> PROBLEM DETAILS
Repeat exactly the lines running from the first line of the data to the line containing "from matplotlib.lines import Line2D", both ends included, and nothing else; drop the pictures.

> COLLECTED DATA
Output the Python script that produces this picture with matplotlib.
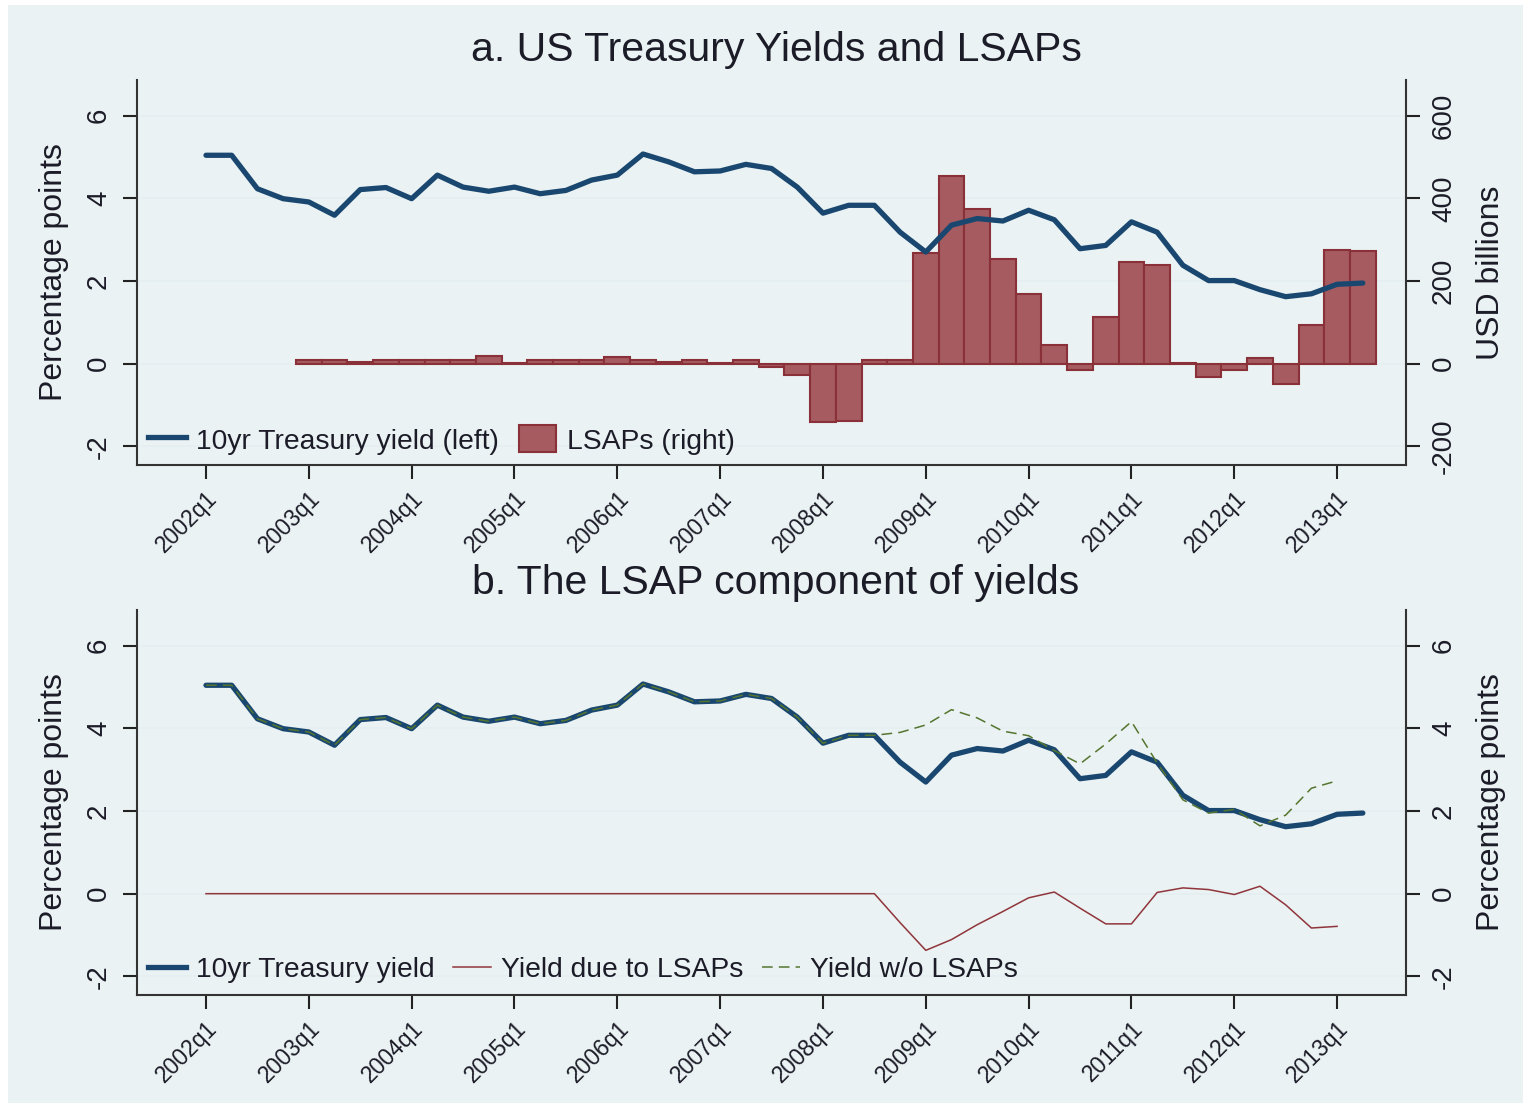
import numpy as np
import matplotlib
matplotlib.use("Agg")
import matplotlib.pyplot as plt
from matplotlib.patches import Rectangle, Patch
from matplotlib.lines import Line2D

plt.rcParams['font.family'] = ['Liberation Sans', 'DejaVu Sans']

# ---------------- data ----------------
years = list(range(2002, 2014))
quarter_labels = [f"{y}q{q}" for y in years for q in range(1, 5)][:46]   # 2002q1 .. 2013q2
tick_labels = [f"{y}q1" for y in years]

yield10 = [5.04, 5.04, 4.23, 3.99, 3.91, 3.59, 4.21, 4.26, 3.99, 4.56,
           4.27, 4.17, 4.27, 4.11, 4.19, 4.44, 4.56, 5.07, 4.88, 4.64,
           4.66, 4.82, 4.72, 4.27, 3.64, 3.83, 3.83, 3.18, 2.70, 3.35,
           3.51, 3.45, 3.71, 3.48, 2.78, 2.86, 3.43, 3.18, 2.38, 2.01,
           2.01, 1.79, 1.62, 1.69, 1.92, 1.95]

lsap = [np.nan, np.nan, np.nan, np.nan, 8, 8, 4, 8, 8, 8,
        8, 19, 1, 8, 8, 8, 15, 8, 4, 10,
        1, 10, -9, -28, -142, -138, 10, 10, 267, 453,
        375, 252, 169, 46, -15, 112, 247, 239, 1, -33,
        -15, 14, -49, 94, 276, 272]

lsap_effect = [0.0] * 27 + [-0.70, -1.37, -1.11, -0.75, -0.43, -0.10, 0.04, -0.35,
                            -0.73, -0.73, 0.03, 0.14, 0.10, -0.02, 0.18, -0.27,
                            -0.83, -0.79]

yield_no_lsap = yield10[:27] + [3.90, 4.08, 4.45, 4.25, 3.93, 3.82, 3.46, 3.14,
                                3.62, 4.16, 3.16, 2.27, 1.95, 2.04, 1.64, 1.90,
                                2.55, 2.73]

# ---------------- style ----------------
BG = '#EAF2F3'
NAVY = '#1A476F'
MAROON = '#90353B'
BARFILL = '#A55B60'
GREEN = '#55752F'
TXT = '#1c1c28'

W, H = 1531, 1108
fig = plt.figure(figsize=(W / 100, H / 100), dpi=100, facecolor='white')
fig.patches.append(Rectangle((8 / W, 5 / H), (W - 16) / W, (H - 10) / H,
                             transform=fig.transFigure, facecolor=BG,
                             edgecolor='none', zorder=-10))

x = np.arange(len(yield10))
xlim = (-2.684, 46.68)
ylim = (-2.45, 6.86)
xt = np.arange(0, 45, 4)


def style_axes(ax, ax_r):
    ax.set_xlim(*xlim)
    ax.set_xticks(xt)
    ax.set_xticklabels(tick_labels, rotation=45, ha='right', va='top',
                       rotation_mode='anchor', fontsize=16.5, color=TXT)
    for a in (ax, ax_r):
        a.spines['top'].set_visible(False)
        a.tick_params(axis='both', length=10, width=1.5, color='#222222')
    ax.spines['right'].set_visible(False)
    ax_r.spines['left'].set_visible(False)
    ax_r.spines['bottom'].set_visible(False)
    ax.spines['left'].set_linewidth(1.5)
    ax.spines['bottom'].set_linewidth(1.5)
    ax_r.spines['right'].set_linewidth(1.5)
    ax.spines['left'].set_color('#333333')
    ax.spines['bottom'].set_color('#333333')
    ax_r.spines['right'].set_color('#333333')
    ax.tick_params(axis='x', pad=6)
    ax.tick_params(axis='y', pad=8, labelsize=20, labelcolor=TXT)
    ax_r.tick_params(axis='y', pad=8, labelsize=20, labelcolor=TXT)
    for lab in ax.get_yticklabels():
        lab.set_rotation(90)
        lab.set_va('center')
    for lab in ax_r.get_yticklabels():
        lab.set_rotation(90)
        lab.set_va('center')
    ax.set_ylabel('Percentage points', fontsize=23, color=TXT, labelpad=12)
    # primary on top of twin so lines cover bars
    ax.set_zorder(ax_r.get_zorder() + 1)
    ax.patch.set_visible(False)
    ax_r.patch.set_facecolor('white')


# ---------------- panel a ----------------
ax1 = fig.add_axes([137 / W, 1 - 465 / H, 1269 / W, 385 / H])
ax1r = ax1.twinx()
ax1.set_ylim(*ylim)
ax1r.set_ylim(ylim[0] * 100, ylim[1] * 100)
ax1.set_yticks([-2, 0, 2, 4, 6])
ax1.set_yticklabels(['-2', '0', '2', '4', '6'])
ax1r.set_yticks([-200, 0, 200, 400, 600])
ax1r.set_yticklabels(['-200', '0', '200', '400', '600'])
ax1r.set_axisbelow(True)
ax1r.grid(axis='y', color='#E4EEF1', linewidth=1.2)

lsap_arr = np.array(lsap, dtype=float)
mask = ~np.isnan(lsap_arr)
ax1r.bar(x[mask], lsap_arr[mask], width=1.0, color=BARFILL,
         edgecolor='#8A3038', linewidth=1.5, zorder=2)
ax1.plot(x, yield10, color=NAVY, linewidth=3.8, solid_capstyle='round',
         solid_joinstyle='round', zorder=3)
style_axes(ax1, ax1r)
ax1r.set_ylabel('USD billions', fontsize=23, color=TXT, labelpad=14)

h1 = [Line2D([], [], color=NAVY, linewidth=3.8),
      Patch(facecolor=BARFILL, edgecolor='#8A3038', linewidth=1.5)]
ax1.legend(h1, ['10yr Treasury yield (left)', 'LSAPs (right)'],
           loc='center left', bbox_to_anchor=(0.0087, 0.065), ncol=2,
           frameon=False, fontsize=20.3, handlelength=1.33, handleheight=1.1,
           handletextpad=0.38, columnspacing=0.7, borderpad=0,
           borderaxespad=0, labelcolor=TXT)

fig.text(776 / W, 1 - 50 / H, 'a. US Treasury Yields and LSAPs',
         ha='center', va='center', fontsize=29.5, color=TXT)

# ---------------- panel b ----------------
ax2 = fig.add_axes([137 / W, 1 - 995 / H, 1269 / W, 385 / H])
ax2r = ax2.twinx()
ax2.set_ylim(*ylim)
ax2r.set_ylim(*ylim)
ax2.set_yticks([-2, 0, 2, 4, 6])
ax2.set_yticklabels(['-2', '0', '2', '4', '6'])
ax2r.set_yticks([-2, 0, 2, 4, 6])
ax2r.set_yticklabels(['-2', '0', '2', '4', '6'])
ax2r.set_axisbelow(True)
ax2r.grid(axis='y', color='#E4EEF1', linewidth=1.2)

n2 = len(lsap_effect)
ax2.plot(x, yield10, color=NAVY, linewidth=3.8, solid_capstyle='round',
         solid_joinstyle='round', zorder=3)
ax2.plot(x[:n2], lsap_effect, color=MAROON, linewidth=1.1, zorder=4)
ax2.plot(x[:n2], yield_no_lsap, color=GREEN, linewidth=1.1,
         linestyle=(0, (7, 4)), zorder=5)
style_axes(ax2, ax2r)
ax2r.set_ylabel('Percentage points', fontsize=23, color=TXT, labelpad=14)

h2 = [Line2D([], [], color=NAVY, linewidth=3.8),
      Line2D([], [], color=MAROON, linewidth=1.1),
      Line2D([], [], color=GREEN, linewidth=1.1, linestyle=(0, (7, 4)))]
ax2.legend(h2, ['10yr Treasury yield', 'Yield due to LSAPs', 'Yield w/o LSAPs'],
           loc='center left', bbox_to_anchor=(0.0087, 0.065), ncol=3,
           frameon=False, fontsize=20.3, handlelength=1.33,
           handletextpad=0.38, columnspacing=0.65, borderpad=0,
           borderaxespad=0, labelcolor=TXT)

fig.text(776 / W, 1 - 583 / H, 'b. The LSAP component of yields',
         ha='center', va='center', fontsize=29.5, color=TXT)

fig.savefig('out.png', dpi=100, facecolor=fig.get_facecolor())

> EXERCISE RESPONSE
Output the Python script that produces this picture with matplotlib.
import numpy as np
import matplotlib
matplotlib.use("Agg")
import matplotlib.pyplot as plt
from matplotlib.patches import Rectangle, Patch
from matplotlib.lines import Line2D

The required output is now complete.